La gêne liée au bruit et le sens de la causalité

Dans une première étude publiée en 2008 (Kroesen et al. 2008), les auteurs ont testé de façon empirique un modèle de la gêne basé sur le stress psychologique à partir de données recueillies en 2006 auprès des riverains de l’aéroport d’Amsterdam (Kroesen et al. 2008) Il a été mis en évidence que les principales variables de la gêne sont l’inquiétude quant aux effets du bruit (et de la pollution) sur la santé, les perturbations perçues, le sentiment de contrôle et la capacité à faire face. Une relation réciproque entre perturbations perçues et gêne d’une part et contrôle perçu et capacité à faire face et gêne d’autre part a également été démontrée. De manière plus inattendue, il a aussi trouvé que la sensibilité et la peur vis-à-vis de la source ne permettaient pas d’expliquer une variance additionnelle (elle sont exclues du modèle) et que l’effet de l’exposition est relativement faible sur la gêne.
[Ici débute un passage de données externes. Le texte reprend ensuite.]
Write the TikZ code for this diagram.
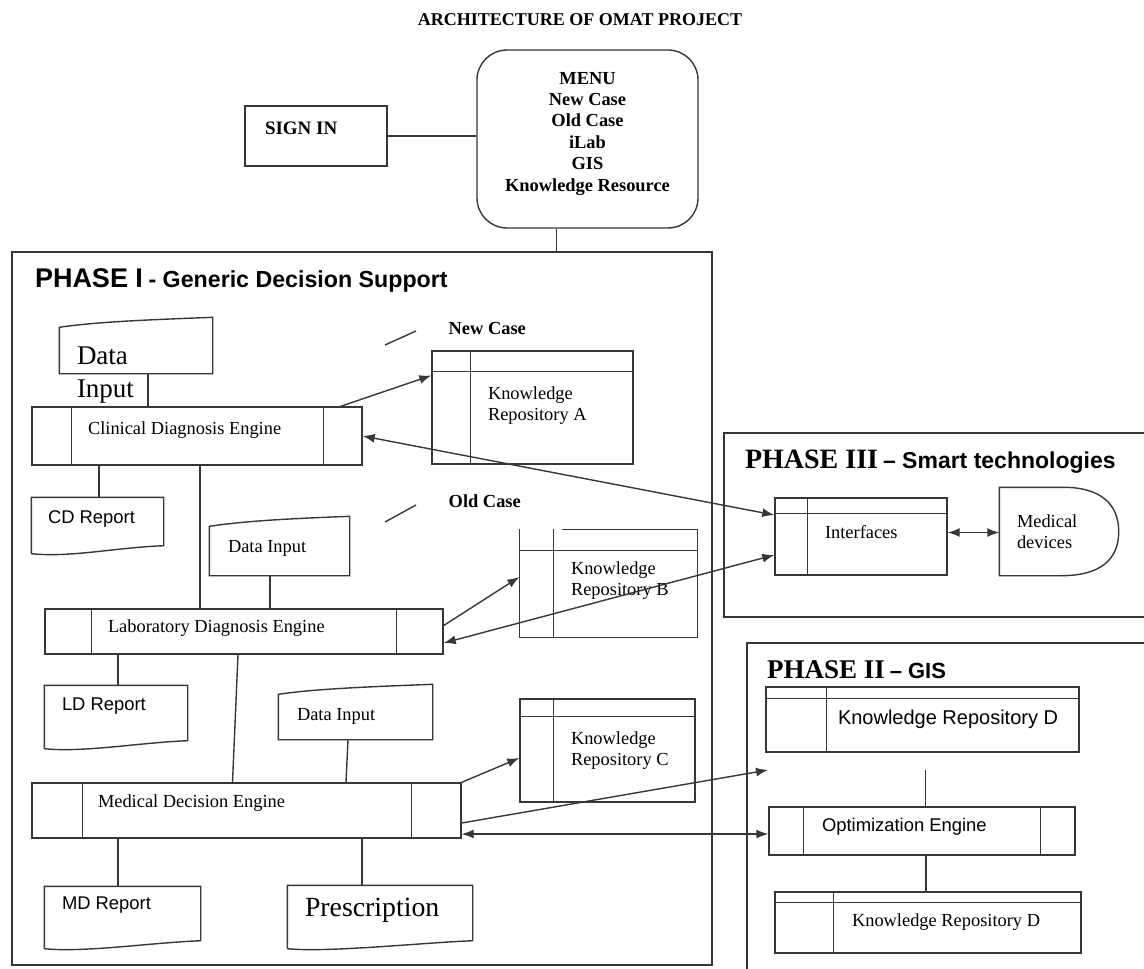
\documentclass[tikz,border=0pt]{standalone}
\usepackage{fontspec}
\setmainfont{Liberation Serif}
\setsansfont{Liberation Sans}
\usetikzlibrary{arrows.meta}
\definecolor{ln}{RGB}{55,55,55}

\begin{document}
\begin{tikzpicture}[x=0.5pt, y=-0.5pt, line width=0.7pt,
		box/.style 2 args={draw=ln, minimum width=#1, minimum height=#2, inner sep=0pt},
		blank/.style 2 args={minimum width=#1, minimum height=#2, inner sep=0pt},
		txt/.style={inner sep=0pt, align=left, font=\fontsize{9.2}{10.5}\selectfont},
		arr/.style={draw=ln, -{Latex[length=6pt,width=4.5pt]}},
		darr/.style={draw=ln, {Latex[length=6pt,width=4.5pt]}-{Latex[length=6pt,width=4.5pt]}},
		every label/.style={txt}]
				\useasboundingbox (0,0) rectangle (1144,968);
				\clip (0,0) rectangle (1144,968);
				
				\node[font=\fontsize{9}{10}\selectfont\bfseries] (title) at (580,20) {ARCHITECTURE OF OMAT PROJECT};
				\node[box={71pt}{30pt}, label={[anchor=north west, xshift=10pt, yshift=-8pt, font=\fontsize{9.5}{10}\selectfont\bfseries]north west:SIGN IN}] (signin) at (316,136) {};
				\node[box={110.5pt}{89pt}, rounded corners=15pt, label={[anchor=north, yshift=-11pt, align=center, font=\fontsize{9.2}{10.7}\selectfont\bfseries]north:MENU\\New Case\\Old Case\\iLab\\GIS\\Knowledge Resource}] (menu) at (587.5,139) {};
				
				\node[box={350pt}{356.5pt}, label={[anchor=base west, xshift=11.5pt, yshift=-18pt, font=\sffamily\bfseries]north west:{\fontsize{13.5}{14}\selectfont PHASE I} {\fontsize{11.6}{13}\selectfont - Generic Decision Support}}] (ph1) at (362,608.5) {};
				\node[box={220pt}{92pt}, label={[anchor=base west, xshift=10.5pt, yshift=-18pt, font=\bfseries]north west:{\fontsize{14}{15}\selectfont PHASE III} {\sffamily\fontsize{11.5}{13}\selectfont -- Smart technologies}}] (ph3) at (944,525) {};
				\node[box={208.5pt}{175pt}, label={[anchor=base west, xshift=10pt, yshift=-18pt, font=\bfseries]north west:{\fontsize{13.5}{14}\selectfont PHASE II} {\sffamily\fontsize{11}{13}\selectfont -- GIS}}] (ph2) at (955.5,818) {};
				
				\node[blank={76pt}{27.5pt}, label={[anchor=north west, xshift=8.5pt, yshift=-14.5pt, font=\fontsize{13.5}{16.5}\selectfont]north west:Data\\Input}] (din1) at (136,345.5) {};
				\node[box={165pt}{29pt}, label={[anchor=west, xshift=28pt, yshift=3pt]west:Clinical Diagnosis Engine}] (clin) at (197,436) {};
				\node[blank={65.5pt}{23.5pt}, label={[anchor=west, xshift=8pt, yshift=1.5pt, font=\sffamily\fontsize{9.2}{10}\selectfont]west:CD Report}] (cdrep) at (97.5,521.5) {};
				\node[blank={69.5pt}{29pt}, label={[anchor=west, xshift=9pt, yshift=-1pt]west:Data Input}] (din2) at (279.5,546) {};
				\node[box={199pt}{22.5pt}, label={[anchor=west, xshift=31.5pt, yshift=1.5pt]west:Laboratory Diagnosis Engine}] (lab) at (244,631.5) {};
				\node[blank={71pt}{27pt}, label={[anchor=west, xshift=8.5pt, yshift=3.5pt, font=\sffamily\fontsize{9.2}{10}\selectfont]west:LD Report}] (ldrep) at (116,713) {};
				\node[blank={76.5pt}{27pt}, label={[anchor=west, xshift=9pt, yshift=-2pt]west:Data Input}] (din3) at (355.5,712) {};
				\node[box={214.5pt}{27.5pt}, label={[anchor=west, xshift=33pt, yshift=3.5pt]west:Medical Decision Engine}] (med) at (246.5,810.5) {};
				\node[blank={77.5pt}{26.5pt}, label={[anchor=west, xshift=8.5pt, yshift=4pt, font=\sffamily\fontsize{9.2}{10}\selectfont]west:MD Report}] (mdrep) at (122.5,913.5) {};
				\node[blank={92pt}{27pt}, label={[anchor=west, xshift=8.5pt, yshift=1.5pt, font=\fontsize{13.9}{15}\selectfont]west:Prescription}] (presc) at (380,913) {};
				
				\node[txt, anchor=west, font=\fontsize{9.2}{10}\selectfont\bfseries] (newcase) at (448,328) {New Case};
				\node[txt, anchor=west, font=\fontsize{9.2}{10}\selectfont\bfseries] (oldcase) at (448,501) {Old Case};
				\node[box={100.5pt}{56.5pt}, label={[anchor=west, xshift=28pt, yshift=1pt]west:Knowledge\\Repository A}] (kra) at (532.5,407.5) {};
				\node[blank={88.5pt}{53.5pt}, label={[anchor=west, xshift=25.5pt, yshift=1.5pt]west:Knowledge\\Repository B}] (krb) at (608.5,583.5) {};
				\node[box={87.5pt}{51.5pt}, label={[anchor=west, xshift=25.5pt]west:Knowledge\\Repository C}] (krc) at (607.5,750.5) {};
				
				\node[box={86pt}{38.5pt}, label={[anchor=west, xshift=25pt, yshift=2pt]west:Interfaces}] (intf) at (861,536.5) {};
				\node[blank={59pt}{43.5pt}, label={[anchor=west, xshift=8.5pt]west:Medical\\devices}] (mdev) at (1059,531.5) {};
				
				\node[box={156.5pt}{32.5pt}, label={[anchor=west, xshift=36pt, font=\sffamily\fontsize{10}{11}\selectfont]west:Knowledge Repository D}] (krd) at (922.5,719.5) {};
				\node[box={153pt}{24pt}, label={[anchor=west, xshift=26.5pt, yshift=2pt, font=\sffamily\fontsize{9.2}{10}\selectfont]west:Optimization Engine}] (opt) at (922,831) {};
				\node[box={153pt}{30.5pt}, label={[anchor=west, xshift=38.5pt]west:Knowledge Repository D}] (krdb) at (928,922.5) {};
				\coordinate (gisin) at (768,770);
				
				\foreach \n in {din1,din2,din3}
					\draw[ln] (\n.south west) -- ([yshift=-5pt]\n.north west) .. controls +(20pt,3pt) and +(-25pt,-1pt) .. (\n.north east) -- (\n.south east) -- cycle;
				\foreach \n in {cdrep,ldrep,mdrep,presc}
					\draw[ln] ([yshift=-4pt]\n.south west) -- (\n.north west) -- (\n.north east) -- (\n.south east) .. controls +(-25pt,-1pt) and +(20pt,-2pt) .. ([yshift=-4pt]\n.south west);
				\foreach \n/\a/\b in {clin/20pt/19.5pt,lab/23.5pt/23.5pt,med/25.5pt/25pt,opt/17.5pt/17.5pt}
					\draw[ln] ([xshift=\a]\n.north west) -- ([xshift=\a]\n.south west) ([xshift=-\b]\n.north east) -- ([xshift=-\b]\n.south east);
				\foreach \n/\h/\c in {kra/10.5pt/19.5pt,krb/10.5pt/17pt,krc/9pt/17pt,intf/8pt/16.5pt,krd/6pt/30.5pt,krdb/5.5pt/29.5pt}
					\draw[ln] ([yshift=-\h]\n.north west) -- ([yshift=-\h]\n.north east) ([xshift=\c]\n.north west) -- ([xshift=\c]\n.south west);
				\draw[ln] ([xshift=21.5pt]krb.north west) -- (krb.north east) -- (krb.south east) -- (krb.south west) -- (krb.north west);
				\draw[ln] (mdev.north west) -- ([xshift=-27.5pt]mdev.north east) .. controls +(18pt,0pt) and +(0pt,14pt) .. (mdev.east) .. controls +(0pt,-14pt) and +(20pt,0pt) .. ([xshift=-29pt]mdev.south east) -- (mdev.south west) -- cycle;
				
				\draw[ln] (signin.east) -- (signin.east -| menu.west);
				\draw[ln] ([xshift=-15.5pt]menu.south) -- ([xshift=-15.5pt]menu.south |- ph1.north);
				\draw[ln] ([xshift=6pt]din1.south) -- ([xshift=6pt]din1.south |- clin.north);
				\draw[ln] ([xshift=0.75pt]cdrep.north) -- ([xshift=0.75pt]cdrep.north |- clin.south);
				\draw[ln] ([xshift=1.5pt]clin.south) -- ([xshift=1.5pt]clin.south |- lab.north);
				\draw[ln] ([xshift=-4.75pt]din2.south) -- ([xshift=-4.75pt]din2.south |- lab.north);
				\draw[ln] ([xshift=1pt]ldrep.north) -- ([xshift=1pt]ldrep.north |- lab.south);
				\draw[ln] ([xshift=-3pt]lab.south) -- ([xshift=-7pt]med.north);
				\draw[ln] ([xshift=-3.75pt]din3.south) -- ([xshift=-4.75pt]din3.south |- med.north);
				\draw[ln] ([xshift=-2.25pt]mdrep.north) -- ([xshift=-2.25pt]mdrep.north |- med.south);
				\draw[ln] ([xshift=-9pt]presc.north) -- ([xshift=-9pt]presc.north |- med.south);
				\draw[ln] ([xshift=1.75pt]opt.north) -- ([xshift=1.75pt, yshift=-8.5pt]opt.north |- krd.south);
				\draw[ln] ([xshift=2pt]opt.south) -- ([xshift=2pt]opt.south |- krdb.north);
				\draw[ln] (385,345) -- (416,331);
				\draw[ln] (385,522) -- (416,505);
				
				\draw[arr] ([xshift=-11pt]clin.north east) -- ([yshift=16pt]kra.west);
				\draw[darr] (clin.east) -- ([yshift=10.75pt]intf.west);
				\draw[arr] ([yshift=3pt]lab.east) -- ([yshift=3.25pt]krb.west);
				\draw[darr] ([yshift=-5.75pt]lab.east) -- ([yshift=-9.25pt]intf.west);
				\draw[arr] (med.north east) -- ([yshift=-3.75pt]krc.west);
				\draw[arr] ([yshift=-6.25pt]med.east) -- (gisin);
				\draw[darr] ([yshift=-11.75pt]med.east) -- ([yshift=-11.75pt]med.east -| opt.west);
				\draw[darr] ([yshift=2pt]intf.east) -- ([yshift=2pt]intf.east -| mdev.west);
			\end{tikzpicture}
\end{document}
Kroesen et al. ont ensuite essayé de traiter à la fois l’association statistique entre gêne et ses composantes et la temporalité pour inférer le sens de la causalité (Kroesen et al. 2010a). En effet, si l’on considère par exemple l’impact de l’âge sur la gêne, on peut admettre que c’est l’âge qui cause plus ou moins de gêne. Par contre, pour les variables liées à l’attitude, comme les deux sont subjectives, il est difficile de distinguer cause et effet. Ils se sont servi d’enquêtes répétées dans le temps autour de Schiphol. Pour illustrer le principe et en simplifiant à l’extrême, l’hypothèse de base consiste à mesurer l’impact d’une variable X, mesurée au temps t1 (Xt1) sur une variable Y, mesurée au temps t2 (Yt2), en tenant compte de Yt1. Si Xt1 prédit une part de la variabilité entre Yt1 et Yt2, X est bien une variable prédictive de Y. L’étude a porté sur les mêmes 12 variables psychologiques, la gêne étant la variable dépendante.
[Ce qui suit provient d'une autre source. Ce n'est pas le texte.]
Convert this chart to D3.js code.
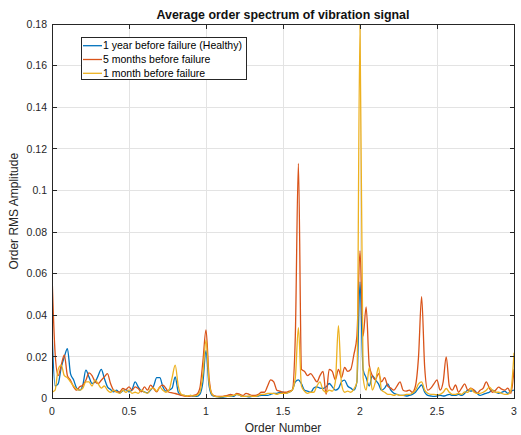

En 2008, les mêmes riverains qui avaient répondu à la première enquête deux ans auparavant ont été à nouveau interrogés : c’est l’étude de l’évolution des différentes variables entre les deux enquêtes qui devait permettre d’étudier le sens de la causalité entre les variables psychologiques et la gêne (Kroesen et al. 2010a). Kroesen lui-même qualifie ses résultats de surprenants et contraires à ses prévisions : il n’a pas mis en évidence d’effet significatif des facteurs psychosociaux sur la gêne. Deux effets en sens inverse ont été trouvés : la gêne pourrait générer des inquiétudes quant aux effets néfastes du bruit sur la santé ainsi que la conviction que le bruit peut être évité. Il conclue que la stabilité des données (peu de différences entre les enquêtes) et les fortes interrelations entre variables exogènes au temps 1 pourraient rendre le modèle peu discriminant (mise en évidence de relations statistiques significatives entre variables peu probable).
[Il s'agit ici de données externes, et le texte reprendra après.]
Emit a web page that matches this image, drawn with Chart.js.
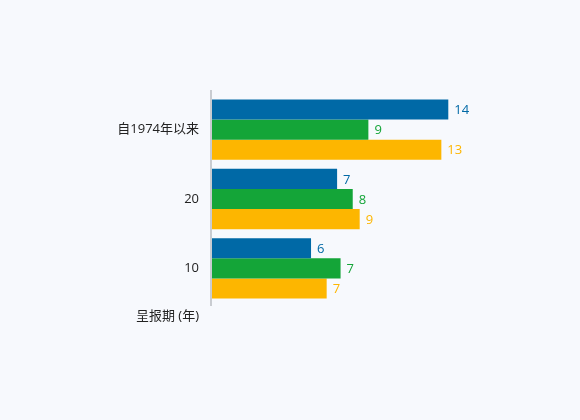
<!DOCTYPE html>
<html>
<head>
<meta charset="utf-8">
<script src="https://cdn.jsdelivr.net/npm/chart.js@4"></script>
<style>
  html, body { margin: 0; padding: 0; background: #f7f9fd; }
  #wrap { width: 580px; height: 420px; }
</style>
</head>
<body>
<div id="wrap"><canvas id="periodChart" width="580" height="420"></canvas></div>
<script>
// reporting periods (years)
const periods = ['自1974年以来', '20', '10'];
const seriesBlue = [13.6, 7.2, 5.7];
const seriesGreen = [9.0, 8.1, 7.4];
const seriesYellow = [13.2, 8.5, 6.6];
const axisCaption = '呈报期 (年)';

const colors = ['#0069a6', '#14a538', '#fdb600'];
const fontFamily = '"Open Sans", "Noto Sans CJK SC", sans-serif';

// value labels at bar ends
const valueLabels = {
  id: 'valueLabels',
  afterDatasetsDraw(chart) {
    const ctx = chart.ctx;
    ctx.save();
    ctx.font = '13px ' + fontFamily;
    ctx.textBaseline = 'middle';
    ctx.textAlign = 'left';
    chart.data.datasets.forEach((ds, i) => {
      chart.getDatasetMeta(i).data.forEach((bar, j) => {
        ctx.fillStyle = colors[i];
        ctx.fillText(Math.round(ds.data[j]), bar.x + 6, bar.y + 1);
      });
    });
    ctx.restore();
  }
};

// caption under the category labels + slightly longer axis line
const caption = {
  id: 'caption',
  afterDraw(chart) {
    const ctx = chart.ctx;
    const area = chart.chartArea;
    ctx.save();
    ctx.strokeStyle = '#c9ccd1';
    ctx.lineWidth = 2;
    ctx.beginPath();
    ctx.moveTo(area.left - 1, area.top - 5);
    ctx.lineTo(area.left - 1, area.bottom + 3);
    ctx.stroke();
    ctx.font = '13px ' + fontFamily;
    ctx.fillStyle = '#222';
    ctx.textAlign = 'right';
    ctx.textBaseline = 'middle';
    ctx.fillText(axisCaption, 199, 316);
    ctx.restore();
  }
};

const mkSet = (data, c) => ({
  data: data,
  backgroundColor: c,
  borderWidth: 0,
  barPercentage: 1,
  categoryPercentage: 0.87
});

new Chart(document.getElementById('periodChart'), {
  type: 'bar',
  data: {
    labels: periods,
    datasets: [
      mkSet(seriesBlue, colors[0]),
      mkSet(seriesGreen, colors[1]),
      mkSet(seriesYellow, colors[2])
    ]
  },
  options: {
    indexAxis: 'y',
    responsive: false,
    animation: false,
    layout: { padding: { top: 95, bottom: 117, left: 0, right: 90 } },
    plugins: {
      legend: { display: false },
      tooltip: { enabled: false }
    },
    scales: {
      x: { display: false, min: 0, max: 16 },
      y: {
        grid: { display: false, drawTicks: false },
        border: { display: false },
        ticks: {
          padding: 13,
          color: '#222',
          font: { size: 13, family: fontFamily }
        },
        afterFit(scale) { scale.width = 212; }
      }
    }
  },
  plugins: [valueLabels, caption]
});
</script>
</body>
</html>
Dans une autre étude, Kroesen (Kroesen et al. 2011) a tenté de mettre en évidence, d’abord l’existence puis le sens de ce lien entre des variables psychologiques et la gêne, en les modélisant dans une construction multidimensionnelle avec deux sens possibles : de la construction vers les dimensions (modèle réflexif) ou des dimensions vers la construction (modèle formatif). Dans le premier cas il y a covariation de l’objet composite et de ses dimensions (les dimensions sont des manifestations de la construction), alors que dans le second les dimensions définissent la construction. Dans ce dernier cas il faut que toutes les dimensions soient prises en compte dans la construction. Un traitement statistique poussé a permis de valider la construction, sous la forme d’une structure du second ordre. Surtout, il a été confirmé que la gêne et ses indicateurs observés reflètent la réaction négative (modèle réflexif), sans toutefois capturer toute la variance. Les résultats confirment l’intérêt de mesurer la réaction négative dans son ensemble, plutôt que la gêne perçue seule et fourni quelques pistes pour des recherches futures, en particulier concernant d’autres dimensions (maîtrise perçue ou l’attitude vis-à-vis de la source) qui n’ont pas été testées dans ce travail. Le caractère central de certaines variables (gêne et perturbation des activités) a pu être démontré, par rapport à la peur ou l’anxiété plus éloignées du cœur du modèle.